- [THE PROBLEM] Restate the data exactly as given and keep the pictures out.

- [SUPPLIED MATERIAL]

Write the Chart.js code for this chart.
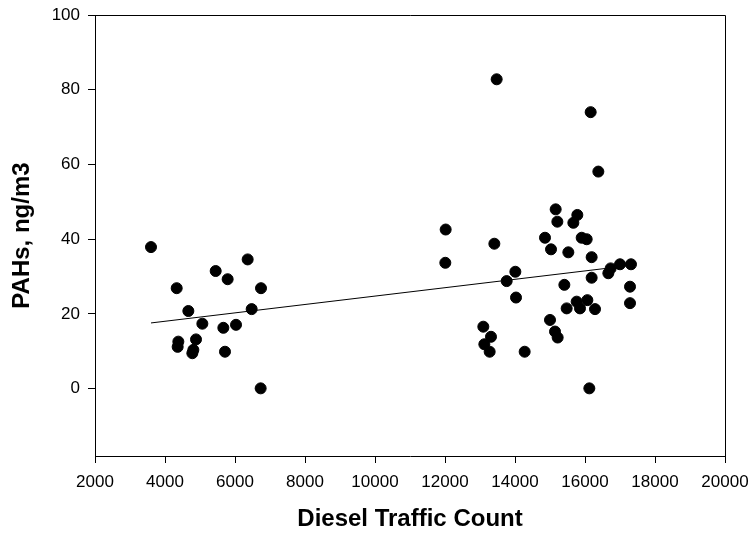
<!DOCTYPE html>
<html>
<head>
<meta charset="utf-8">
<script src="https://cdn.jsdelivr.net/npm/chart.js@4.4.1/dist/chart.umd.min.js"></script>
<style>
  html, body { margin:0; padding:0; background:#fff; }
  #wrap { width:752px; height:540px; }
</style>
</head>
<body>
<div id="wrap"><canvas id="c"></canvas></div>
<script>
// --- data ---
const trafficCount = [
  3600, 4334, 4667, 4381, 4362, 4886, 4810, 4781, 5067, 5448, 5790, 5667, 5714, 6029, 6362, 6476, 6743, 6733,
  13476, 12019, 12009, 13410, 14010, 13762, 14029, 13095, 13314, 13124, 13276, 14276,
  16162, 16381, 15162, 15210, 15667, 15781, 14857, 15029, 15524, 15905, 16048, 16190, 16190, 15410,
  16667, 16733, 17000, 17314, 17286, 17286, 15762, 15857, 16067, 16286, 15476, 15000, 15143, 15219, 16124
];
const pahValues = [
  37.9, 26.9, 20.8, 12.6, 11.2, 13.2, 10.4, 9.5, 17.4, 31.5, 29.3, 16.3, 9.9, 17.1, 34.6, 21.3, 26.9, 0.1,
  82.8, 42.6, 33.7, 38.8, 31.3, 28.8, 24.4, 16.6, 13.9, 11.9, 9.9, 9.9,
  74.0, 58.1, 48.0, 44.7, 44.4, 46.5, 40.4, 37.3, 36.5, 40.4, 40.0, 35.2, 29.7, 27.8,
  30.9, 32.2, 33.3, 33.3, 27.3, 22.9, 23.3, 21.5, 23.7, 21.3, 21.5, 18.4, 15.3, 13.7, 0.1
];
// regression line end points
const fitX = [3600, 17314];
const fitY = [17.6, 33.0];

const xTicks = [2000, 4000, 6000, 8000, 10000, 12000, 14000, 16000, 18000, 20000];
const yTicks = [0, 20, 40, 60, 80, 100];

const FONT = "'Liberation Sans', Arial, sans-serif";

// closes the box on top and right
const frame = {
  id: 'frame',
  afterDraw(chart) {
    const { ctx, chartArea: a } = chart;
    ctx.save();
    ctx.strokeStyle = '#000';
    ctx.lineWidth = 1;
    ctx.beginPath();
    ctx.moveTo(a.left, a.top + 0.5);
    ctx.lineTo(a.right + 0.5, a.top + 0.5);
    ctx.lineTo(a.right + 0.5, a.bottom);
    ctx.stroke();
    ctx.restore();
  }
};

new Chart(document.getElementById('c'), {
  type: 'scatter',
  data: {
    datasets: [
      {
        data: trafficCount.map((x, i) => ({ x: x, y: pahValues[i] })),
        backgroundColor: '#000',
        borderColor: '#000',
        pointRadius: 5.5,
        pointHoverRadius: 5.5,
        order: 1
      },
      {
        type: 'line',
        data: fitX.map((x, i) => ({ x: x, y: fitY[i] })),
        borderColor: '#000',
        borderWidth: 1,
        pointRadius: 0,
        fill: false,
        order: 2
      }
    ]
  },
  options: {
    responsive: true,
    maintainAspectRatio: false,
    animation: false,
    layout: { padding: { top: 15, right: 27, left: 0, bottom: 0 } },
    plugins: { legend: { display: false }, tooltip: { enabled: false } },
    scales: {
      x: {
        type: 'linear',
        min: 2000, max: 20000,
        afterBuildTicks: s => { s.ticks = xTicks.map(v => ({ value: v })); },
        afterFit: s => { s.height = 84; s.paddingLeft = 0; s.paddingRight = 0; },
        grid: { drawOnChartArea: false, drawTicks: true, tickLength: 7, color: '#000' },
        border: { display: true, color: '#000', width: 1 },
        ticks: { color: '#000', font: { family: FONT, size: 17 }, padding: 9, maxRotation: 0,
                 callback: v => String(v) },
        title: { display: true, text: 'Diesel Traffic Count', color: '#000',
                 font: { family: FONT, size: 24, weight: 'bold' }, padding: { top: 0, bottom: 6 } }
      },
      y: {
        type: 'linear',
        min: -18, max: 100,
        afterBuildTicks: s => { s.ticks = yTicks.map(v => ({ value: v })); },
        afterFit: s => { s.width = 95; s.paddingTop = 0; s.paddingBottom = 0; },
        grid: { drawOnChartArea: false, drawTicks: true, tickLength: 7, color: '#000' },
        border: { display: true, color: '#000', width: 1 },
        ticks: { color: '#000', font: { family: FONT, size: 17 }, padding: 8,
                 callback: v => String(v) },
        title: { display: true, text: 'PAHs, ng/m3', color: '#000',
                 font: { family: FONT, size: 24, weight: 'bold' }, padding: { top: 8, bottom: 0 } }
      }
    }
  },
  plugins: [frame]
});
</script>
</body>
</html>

- [RESPONSE FOR THIS EXERCISE]
Write the Chart.js code for this chart.
<!DOCTYPE html>
<html>
<head>
<meta charset="utf-8">
<script src="https://cdn.jsdelivr.net/npm/chart.js@4.4.1/dist/chart.umd.min.js"></script>
<style>
  html, body { margin:0; padding:0; background:#fff; }
  #wrap { width:752px; height:540px; }
</style>
</head>
<body>
<div id="wrap"><canvas id="c"></canvas></div>
<script>
// --- data ---
const trafficCount = [
  3600, 4334, 4667, 4381, 4362, 4886, 4810, 4781, 5067, 5448, 5790, 5667, 5714, 6029, 6362, 6476, 6743, 6733,
  13476, 12019, 12009, 13410, 14010, 13762, 14029, 13095, 13314, 13124, 13276, 14276,
  16162, 16381, 15162, 15210, 15667, 15781, 14857, 15029, 15524, 15905, 16048, 16190, 16190, 15410,
  16667, 16733, 17000, 17314, 17286, 17286, 15762, 15857, 16067, 16286, 15476, 15000, 15143, 15219, 16124
];
const pahValues = [
  37.9, 26.9, 20.8, 12.6, 11.2, 13.2, 10.4, 9.5, 17.4, 31.5, 29.3, 16.3, 9.9, 17.1, 34.6, 21.3, 26.9, 0.1,
  82.8, 42.6, 33.7, 38.8, 31.3, 28.8, 24.4, 16.6, 13.9, 11.9, 9.9, 9.9,
  74.0, 58.1, 48.0, 44.7, 44.4, 46.5, 40.4, 37.3, 36.5, 40.4, 40.0, 35.2, 29.7, 27.8,
  30.9, 32.2, 33.3, 33.3, 27.3, 22.9, 23.3, 21.5, 23.7, 21.3, 21.5, 18.4, 15.3, 13.7, 0.1
];
// regression line end points
const fitX = [3600, 17314];
const fitY = [17.6, 33.0];

const xTicks = [2000, 4000, 6000, 8000, 10000, 12000, 14000, 16000, 18000, 20000];
const yTicks = [0, 20, 40, 60, 80, 100];

const FONT = "'Liberation Sans', Arial, sans-serif";

// closes the box on top and right
const frame = {
  id: 'frame',
  afterDraw(chart) {
    const { ctx, chartArea: a } = chart;
    ctx.save();
    ctx.strokeStyle = '#000';
    ctx.lineWidth = 1;
    ctx.beginPath();
    ctx.moveTo(a.left, a.top + 0.5);
    ctx.lineTo(a.right + 0.5, a.top + 0.5);
    ctx.lineTo(a.right + 0.5, a.bottom);
    ctx.stroke();
    ctx.restore();
  }
};

new Chart(document.getElementById('c'), {
  type: 'scatter',
  data: {
    datasets: [
      {
        data: trafficCount.map((x, i) => ({ x: x, y: pahValues[i] })),
        backgroundColor: '#000',
        borderColor: '#000',
        pointRadius: 5.5,
        pointHoverRadius: 5.5,
        order: 1
      },
      {
        type: 'line',
        data: fitX.map((x, i) => ({ x: x, y: fitY[i] })),
        borderColor: '#000',
        borderWidth: 1,
        pointRadius: 0,
        fill: false,
        order: 2
      }
    ]
  },
  options: {
    responsive: true,
    maintainAspectRatio: false,
    animation: false,
    layout: { padding: { top: 15, right: 27, left: 0, bottom: 0 } },
    plugins: { legend: { display: false }, tooltip: { enabled: false } },
    scales: {
      x: {
        type: 'linear',
        min: 2000, max: 20000,
        afterBuildTicks: s => { s.ticks = xTicks.map(v => ({ value: v })); },
        afterFit: s => { s.height = 84; s.paddingLeft = 0; s.paddingRight = 0; },
        grid: { drawOnChartArea: false, drawTicks: true, tickLength: 7, color: '#000' },
        border: { display: true, color: '#000', width: 1 },
        ticks: { color: '#000', font: { family: FONT, size: 17 }, padding: 9, maxRotation: 0,
                 callback: v => String(v) },
        title: { display: true, text: 'Diesel Traffic Count', color: '#000',
                 font: { family: FONT, size: 24, weight: 'bold' }, padding: { top: 0, bottom: 6 } }
      },
      y: {
        type: 'linear',
        min: -18, max: 100,
        afterBuildTicks: s => { s.ticks = yTicks.map(v => ({ value: v })); },
        afterFit: s => { s.width = 95; s.paddingTop = 0; s.paddingBottom = 0; },
        grid: { drawOnChartArea: false, drawTicks: true, tickLength: 7, color: '#000' },
        border: { display: true, color: '#000', width: 1 },
        ticks: { color: '#000', font: { family: FONT, size: 17 }, padding: 8,
                 callback: v => String(v) },
        title: { display: true, text: 'PAHs, ng/m3', color: '#000',
                 font: { family: FONT, size: 24, weight: 'bold' }, padding: { top: 8, bottom: 0 } }
      }
    }
  },
  plugins: [frame]
});
</script>
</body>
</html>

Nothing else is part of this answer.